Procrastiné serait-il un acte manqué, c’est-à-dire un acte qui nous guide inconsciemment à ne pas faire ce qui est une obligation pour y échapper ? Dans ce cas puisque l’acte manqué est un refoulé qui re-surgit, il s’agirait d’un retour de ce refoulé à désobéir à l’injonction de faire ce que nous avions gardé dans un coin de notre esprit sans trop s’en préoccuper, voire oublier ? Voilà où se trouve la culpabilité dans le désobéir inconscient au devoir à accomplir.

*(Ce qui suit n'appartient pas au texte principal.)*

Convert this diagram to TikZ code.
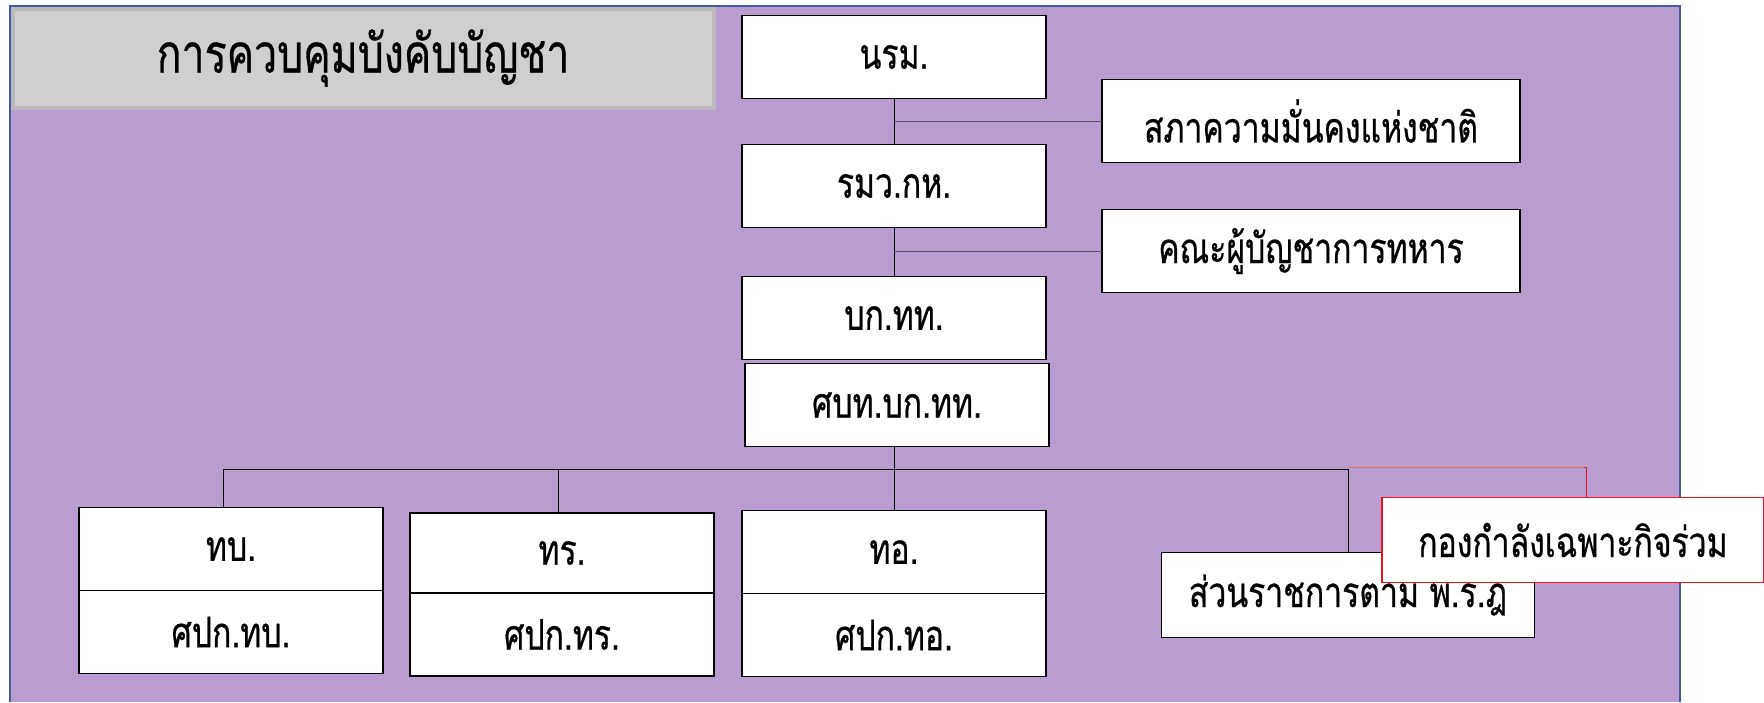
\documentclass[tikz,border=0pt]{standalone}
\usepackage{fontspec}
\newfontfamily\thaifont[Script=Thai, FakeStretch=0.76, FakeBold=0.6]{Loma}
\usetikzlibrary{positioning, calc}
\definecolor{bgpurple}{RGB}{185,156,208}
\definecolor{frameblue}{RGB}{68,90,160}
\definecolor{titlegray}{RGB}{208,206,206}
\definecolor{titleedge}{RGB}{186,184,184}
\definecolor{linkgray}{RGB}{85,85,95}
\definecolor{jtfred}{RGB}{235,20,30}
\definecolor{jtforange}{RGB}{220,120,80}
\tikzset{
    unit box/.style={
        rectangle,
        draw=black,
        fill=white,
        line width=1.2,
        minimum width=304,
        minimum height=83,
        inner sep=0,
        outer sep=0,
        font=\thaifont\fontsize{42}{48}\selectfont
    },
    side box/.style={
        unit box,
        minimum width=418
    },
    conn/.style={
        draw=black,
        line width=1
    },
    side conn/.style={
        draw=linkgray,
        line width=1
    }
}

\begin{document}
\begin{tikzpicture}[
    x=1pt, y=-1pt,
    title box/.style={rectangle, fill=titlegray, draw=titleedge, line width=4,
                      minimum width=701, minimum height=99, inner sep=0,
                      font=\thaifont\fontsize{54}{62}\selectfont},
    jtf box/.style={unit box, draw=jtfred, line width=1.5, minimum width=382, minimum height=85}
]
\useasboundingbox (0,0) rectangle (1764,702);

% Background
\fill[bgpurple] (10,6) rectangle (1680,702);
\draw[frameblue, line width=1.5] (10,702) -- (10,6) -- (1680,6) -- (1680,702);

% Title
\node[title box] (title) at (363,58) {การควบคุมบังคับบัญชา};

% === COMMAND CHAIN ===
\node[unit box] (nrm) at (894,57) {นรม.};
\node[unit box] (mod) at (894,186) {รมว.กห.};
\node[unit box] (rtarf) at (894,318) {บก.ทท.};
\node[unit box] (ncc) at (897,405) {ศบท.บก.ทท.};

% Side councils
\node[side box] (nsc) at (1311,121) {สภาความมั่นคงแห่งชาติ};
\node[side box] (chiefs) at (1311,251) {คณะผู้บัญชาการทหาร};

\draw[conn] (nrm) -- (mod);
\draw[conn] (mod) -- (rtarf);
\draw[side conn] (nrm.south |- nsc.west) -- (nsc.west);
\draw[side conn] (mod.south |- chiefs.west) -- (chiefs.west);

% === SERVICES ===
\node[unit box] (army) at (231,549) {ทบ.};
\node[unit box, below=0pt of army] (armyoc) {ศปก.ทบ.};
\node[unit box, minimum height=80] (navy) at (562,553) {ทร.};
\node[unit box, below=0pt of navy] (navyoc) {ศปก.ทร.};
\node[unit box] (air) at (894,552) {ทอ.};
\node[unit box, below=0pt of air] (airoc) {ศปก.ทอ.};
\node[unit box, minimum width=373, minimum height=85] (decree) at (1348,595) {ส่วนราชการตาม พ.ร.ฎ};
\node[jtf box] (jtf) at (1573,540) {กองกำลังเฉพาะกิจร่วม};

% Bus
\coordinate (bus) at ($(ncc.south)+(-3,23)$);
\draw[conn] (ncc.south -| bus) -- (bus);
\draw[conn] (bus) -| (army.north -| 223,0);
\draw[conn] (bus) -| (navy.north -| 558,0);
\draw[conn] (bus) -- (air.north);
\draw[conn] (bus) -| (decree.north);
\draw[jtfred, line width=1] (decree.north |- bus) ++(0,-2) -| ($(jtf.north)+(13,0)$);
\draw[jtforange, line width=1] (decree.north |- bus) ++(0,-2) -- ++(236,0);

\end{tikzpicture}
\end{document}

Le temps de la procrastination
On recule l’échéance du temps, c’est-à-dire le temps qui se termine, ou encore le temps qui nous est réservé à faire autre chose que ce qui est à faire. Le temps devient une injonction à ne pas perdre ! Mais quel est ce risque encouru à faire ce qui est à faire et s’en débarrasser au plus vite pour ne plus avoir à le faire ? Cette question est propre à chacun et chacun a sa propre raison de procrastiner. Raison consciente ou inconsciente d’ailleurs. La fatigue peut être une source de la procrastination, la contemplation, tout comme certaines décisions de vie qui sont impossibles à contourner. Est-ce que se laisser le temps de prendre les décisions et s’écarter de la pression du temps devient une procrastination ? Le temps et la façon de la réflexion ne sont pas les mêmes pour chacun.

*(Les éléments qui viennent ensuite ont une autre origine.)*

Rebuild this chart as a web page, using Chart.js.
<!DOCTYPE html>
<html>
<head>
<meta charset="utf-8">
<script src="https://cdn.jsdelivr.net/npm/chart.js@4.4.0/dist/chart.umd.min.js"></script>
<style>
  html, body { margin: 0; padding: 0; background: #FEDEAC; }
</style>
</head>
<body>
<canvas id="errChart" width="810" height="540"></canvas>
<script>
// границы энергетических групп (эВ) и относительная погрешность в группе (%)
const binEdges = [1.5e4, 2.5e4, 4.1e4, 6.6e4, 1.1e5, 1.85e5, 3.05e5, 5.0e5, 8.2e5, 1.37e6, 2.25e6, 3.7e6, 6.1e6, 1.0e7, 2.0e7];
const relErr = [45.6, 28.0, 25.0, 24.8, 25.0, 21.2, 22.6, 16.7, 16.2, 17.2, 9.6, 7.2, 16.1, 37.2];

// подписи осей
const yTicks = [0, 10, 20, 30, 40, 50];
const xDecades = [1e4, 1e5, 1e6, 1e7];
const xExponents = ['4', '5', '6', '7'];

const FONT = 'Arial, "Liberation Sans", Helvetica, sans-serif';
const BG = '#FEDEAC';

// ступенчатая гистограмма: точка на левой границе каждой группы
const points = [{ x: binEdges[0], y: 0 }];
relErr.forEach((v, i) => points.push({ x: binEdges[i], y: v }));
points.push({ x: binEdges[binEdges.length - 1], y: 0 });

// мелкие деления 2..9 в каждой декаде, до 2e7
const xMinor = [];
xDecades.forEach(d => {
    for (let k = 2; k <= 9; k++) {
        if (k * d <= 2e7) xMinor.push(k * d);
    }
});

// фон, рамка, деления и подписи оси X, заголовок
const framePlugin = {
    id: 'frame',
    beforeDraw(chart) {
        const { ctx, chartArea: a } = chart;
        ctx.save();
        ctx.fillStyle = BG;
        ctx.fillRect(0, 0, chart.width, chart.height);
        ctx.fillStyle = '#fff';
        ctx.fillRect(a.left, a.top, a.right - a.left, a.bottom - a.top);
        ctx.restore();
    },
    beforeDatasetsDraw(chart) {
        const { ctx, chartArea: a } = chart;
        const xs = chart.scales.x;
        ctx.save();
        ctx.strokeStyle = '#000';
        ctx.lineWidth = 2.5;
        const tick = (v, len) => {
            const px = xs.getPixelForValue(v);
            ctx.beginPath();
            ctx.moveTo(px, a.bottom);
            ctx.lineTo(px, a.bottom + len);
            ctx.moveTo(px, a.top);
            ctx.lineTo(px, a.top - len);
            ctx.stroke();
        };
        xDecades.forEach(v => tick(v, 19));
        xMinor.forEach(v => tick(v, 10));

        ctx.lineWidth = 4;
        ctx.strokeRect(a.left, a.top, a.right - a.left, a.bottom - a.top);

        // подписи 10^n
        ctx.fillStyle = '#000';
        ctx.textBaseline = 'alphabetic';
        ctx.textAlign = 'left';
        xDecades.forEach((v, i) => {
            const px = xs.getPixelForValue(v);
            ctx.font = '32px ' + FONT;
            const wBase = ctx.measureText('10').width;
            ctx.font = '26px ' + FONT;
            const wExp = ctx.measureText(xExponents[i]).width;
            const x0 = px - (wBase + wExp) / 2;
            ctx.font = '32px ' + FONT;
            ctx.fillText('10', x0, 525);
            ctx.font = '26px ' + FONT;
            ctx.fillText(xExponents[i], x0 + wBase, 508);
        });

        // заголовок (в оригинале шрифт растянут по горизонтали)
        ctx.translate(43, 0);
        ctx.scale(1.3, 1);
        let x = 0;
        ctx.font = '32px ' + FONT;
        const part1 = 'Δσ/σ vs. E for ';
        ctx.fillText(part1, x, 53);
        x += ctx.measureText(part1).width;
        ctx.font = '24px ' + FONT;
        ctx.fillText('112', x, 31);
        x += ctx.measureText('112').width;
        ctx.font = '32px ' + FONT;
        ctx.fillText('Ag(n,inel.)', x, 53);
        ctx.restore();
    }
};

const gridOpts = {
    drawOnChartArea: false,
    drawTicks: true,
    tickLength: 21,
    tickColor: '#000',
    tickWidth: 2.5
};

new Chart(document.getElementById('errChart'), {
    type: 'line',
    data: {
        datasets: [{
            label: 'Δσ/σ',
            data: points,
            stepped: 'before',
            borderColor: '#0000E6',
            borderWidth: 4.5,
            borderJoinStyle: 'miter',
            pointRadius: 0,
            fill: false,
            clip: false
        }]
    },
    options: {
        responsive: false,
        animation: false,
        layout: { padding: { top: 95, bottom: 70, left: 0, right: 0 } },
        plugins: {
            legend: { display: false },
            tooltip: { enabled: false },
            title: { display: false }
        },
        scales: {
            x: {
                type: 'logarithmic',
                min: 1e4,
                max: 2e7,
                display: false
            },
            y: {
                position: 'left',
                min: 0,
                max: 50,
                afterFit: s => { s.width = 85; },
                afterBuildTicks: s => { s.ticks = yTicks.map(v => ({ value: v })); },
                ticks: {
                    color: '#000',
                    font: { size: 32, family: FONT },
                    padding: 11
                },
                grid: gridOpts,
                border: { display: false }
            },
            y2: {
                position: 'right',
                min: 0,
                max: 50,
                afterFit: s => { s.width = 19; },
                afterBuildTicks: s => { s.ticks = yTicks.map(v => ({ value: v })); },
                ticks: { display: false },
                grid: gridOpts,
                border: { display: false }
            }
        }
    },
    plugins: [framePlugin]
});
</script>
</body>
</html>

Le processus de répétition
Le procrastineur pathologique entre dans un processus de répétition pour échapper au déplaisir au profit de son plaisir, même s’il sait que c’est néfaste. Pourquoi néfaste ? Parce qu’au fur et à mesure qu’il procrastine, il se retire du monde du présent, il voit défiler le temps autour de lui et les exigences de sa vie le ramènent à une réalité qui lui déplait. Mais pourquoi donc cette réalité serait déplaisante ? C’est bien ce qui est à trouver chez chaque sujet qui vient consulter pour être aidé à remonter dans le train en marche soit parce qu’il le décide soit parce qu’il est poussé par un tiers qui lui conseille de trouver une solution.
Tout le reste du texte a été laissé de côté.